# start of Information supplied

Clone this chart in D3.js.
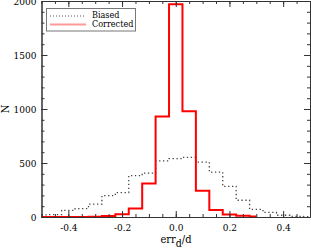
<!DOCTYPE html>
<html>
<head>
<meta charset="utf-8">
<script src="https://cdn.jsdelivr.net/npm/d3@7"></script>
<style>
  body { margin: 0; background: #fff; }
  text { font-family: "DejaVu Serif Condensed", "DejaVu Serif", serif !important; font-stretch: condensed; }
</style>
</head>
<body>
<svg id="chart" width="311" height="248"></svg>
<script>
// bin centres (width 0.05) and counts
var binsBiased = [-0.5, -0.45, -0.4, -0.35, -0.3, -0.25, -0.2, -0.15, -0.1, -0.05, 0.0,
                  0.05, 0.1, 0.15, 0.2, 0.25, 0.3, 0.35, 0.4, 0.45, 0.5];
var countsBiased = [20, 22, 62, 78, 120, 198, 226, 383, 407, 520, 540,
                    552, 508, 415, 284, 155, 70, 42, 16, 5, 3];

var binsCorrected = [-0.5, -0.45, -0.4, -0.35, -0.3, -0.25, -0.2, -0.15, -0.1, -0.05, 0.0,
                     0.05, 0.1, 0.15, 0.2, 0.25, 0.3];
var countsCorrected = [0, 0, 0, 0, 2, 10, 25, 78, 310, 930, 1970,
                       980, 242, 64, 22, 12, 4];

var xMajor = [-0.4, -0.2, 0.0, 0.2, 0.4];
var yMajor = [0, 500, 1000, 1500, 2000];

var svg = d3.select("#chart");

var x = d3.scaleLinear().domain([-0.5, 0.5]).range([41.5, 310]),
    y = d3.scaleLinear().domain([0, 2000]).range([217, 1]);

var xMinor = d3.range(-0.5, 0.501, 0.05).map(d => +d.toFixed(2));
var yMinor = d3.range(0, 2001, 100);

// histograms as steps through the bin centres
var line = d3.line().curve(d3.curveStep).x(d => x(d[0])).y(d => y(d[1]));

svg.append("path")
  .datum(d3.zip(binsBiased, countsBiased))
  .attr("d", line)
  .attr("fill", "none").attr("stroke", "#444")
  .attr("stroke-width", 1.3).attr("stroke-dasharray", "1.3,2.6");

svg.append("path")
  .datum(d3.zip(binsCorrected, countsCorrected))
  .attr("d", line)
  .attr("fill", "none").attr("stroke", "#f00")
  .attr("stroke-width", 2);

// frame with inward ticks
function ticks(axis, vals, size, g) {
  g.call(axis.tickValues(vals).tickSize(size).tickSizeOuter(0));
}

var gb = svg.append("g").attr("transform", "translate(0,217)");
ticks(d3.axisBottom(x).tickFormat(""), xMinor, -3, gb);
var gb2 = svg.append("g").attr("transform", "translate(0,217)");
ticks(d3.axisBottom(x).tickFormat(d => d.toFixed(1)).tickPadding(7), xMajor, -6, gb2);

var gt = svg.append("g").attr("transform", "translate(0,1)");
ticks(d3.axisTop(x).tickFormat(""), xMinor, -3, gt);
var gt2 = svg.append("g").attr("transform", "translate(0,1)");
ticks(d3.axisTop(x).tickFormat(""), xMajor, -6, gt2);

var gl = svg.append("g").attr("transform", "translate(41.5,0)");
ticks(d3.axisLeft(y).tickFormat(""), yMinor, -3, gl);
var gl2 = svg.append("g").attr("transform", "translate(41.5,0)");
ticks(d3.axisLeft(y).tickFormat(d => d).tickPadding(5), yMajor, -6, gl2);

var gr = svg.append("g").attr("transform", "translate(310,0)");
ticks(d3.axisRight(y).tickFormat(""), yMinor, -3, gr);
var gr2 = svg.append("g").attr("transform", "translate(310,0)");
ticks(d3.axisRight(y).tickFormat(""), yMajor, -6, gr2);

svg.selectAll(".domain").attr("stroke", "#333");
svg.selectAll(".tick line").attr("stroke", "#333");
svg.selectAll(".tick text").attr("font-size", 10).attr("fill", "#000");

// axis titles
svg.append("text").attr("transform", "translate(9,109) rotate(-90)")
  .attr("text-anchor", "middle").attr("font-size", 11).text("N");

var xl = svg.append("text").attr("x", 176).attr("y", 243)
  .attr("text-anchor", "middle").attr("font-size", 11);
xl.append("tspan").text("err");
xl.append("tspan").attr("dy", 4).attr("font-size", 10.5).text("d");
xl.append("tspan").attr("dy", -4).text("/d");

// legend
svg.append("rect").attr("x", 46.5).attr("y", 8.5).attr("width", 89).attr("height", 22.5)
  .attr("fill", "#fff").attr("stroke", "#777").attr("stroke-width", 1);

svg.append("line").attr("x1", 50).attr("x2", 86).attr("y1", 16).attr("y2", 16)
  .attr("stroke", "#555").attr("stroke-width", 1).attr("stroke-dasharray", "1,2");
svg.append("line").attr("x1", 50).attr("x2", 86).attr("y1", 24.5).attr("y2", 24.5)
  .attr("stroke", "#ff9a9a").attr("stroke-width", 2);

svg.append("text").attr("x", 92).attr("y", 18).attr("font-size", 9).text("Biased");
svg.append("text").attr("x", 92).attr("y", 27).attr("font-size", 9).text("Corrected");
</script>
</body>
</html>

# end of Information supplied

> Exercise aim:
Set down again, exactly, the lines of the material above from its first line to the one with "var yMinor = d3.range(0, 2001, 100);", inclusive. Leave the pictures out.

> Reply:
Clone this chart in D3.js.
<!DOCTYPE html>
<html>
<head>
<meta charset="utf-8">
<script src="https://cdn.jsdelivr.net/npm/d3@7"></script>
<style>
  body { margin: 0; background: #fff; }
  text { font-family: "DejaVu Serif Condensed", "DejaVu Serif", serif !important; font-stretch: condensed; }
</style>
</head>
<body>
<svg id="chart" width="311" height="248"></svg>
<script>
// bin centres (width 0.05) and counts
var binsBiased = [-0.5, -0.45, -0.4, -0.35, -0.3, -0.25, -0.2, -0.15, -0.1, -0.05, 0.0,
                  0.05, 0.1, 0.15, 0.2, 0.25, 0.3, 0.35, 0.4, 0.45, 0.5];
var countsBiased = [20, 22, 62, 78, 120, 198, 226, 383, 407, 520, 540,
                    552, 508, 415, 284, 155, 70, 42, 16, 5, 3];

var binsCorrected = [-0.5, -0.45, -0.4, -0.35, -0.3, -0.25, -0.2, -0.15, -0.1, -0.05, 0.0,
                     0.05, 0.1, 0.15, 0.2, 0.25, 0.3];
var countsCorrected = [0, 0, 0, 0, 2, 10, 25, 78, 310, 930, 1970,
                       980, 242, 64, 22, 12, 4];

var xMajor = [-0.4, -0.2, 0.0, 0.2, 0.4];
var yMajor = [0, 500, 1000, 1500, 2000];

var svg = d3.select("#chart");

var x = d3.scaleLinear().domain([-0.5, 0.5]).range([41.5, 310]),
    y = d3.scaleLinear().domain([0, 2000]).range([217, 1]);

var xMinor = d3.range(-0.5, 0.501, 0.05).map(d => +d.toFixed(2));
var yMinor = d3.range(0, 2001, 100);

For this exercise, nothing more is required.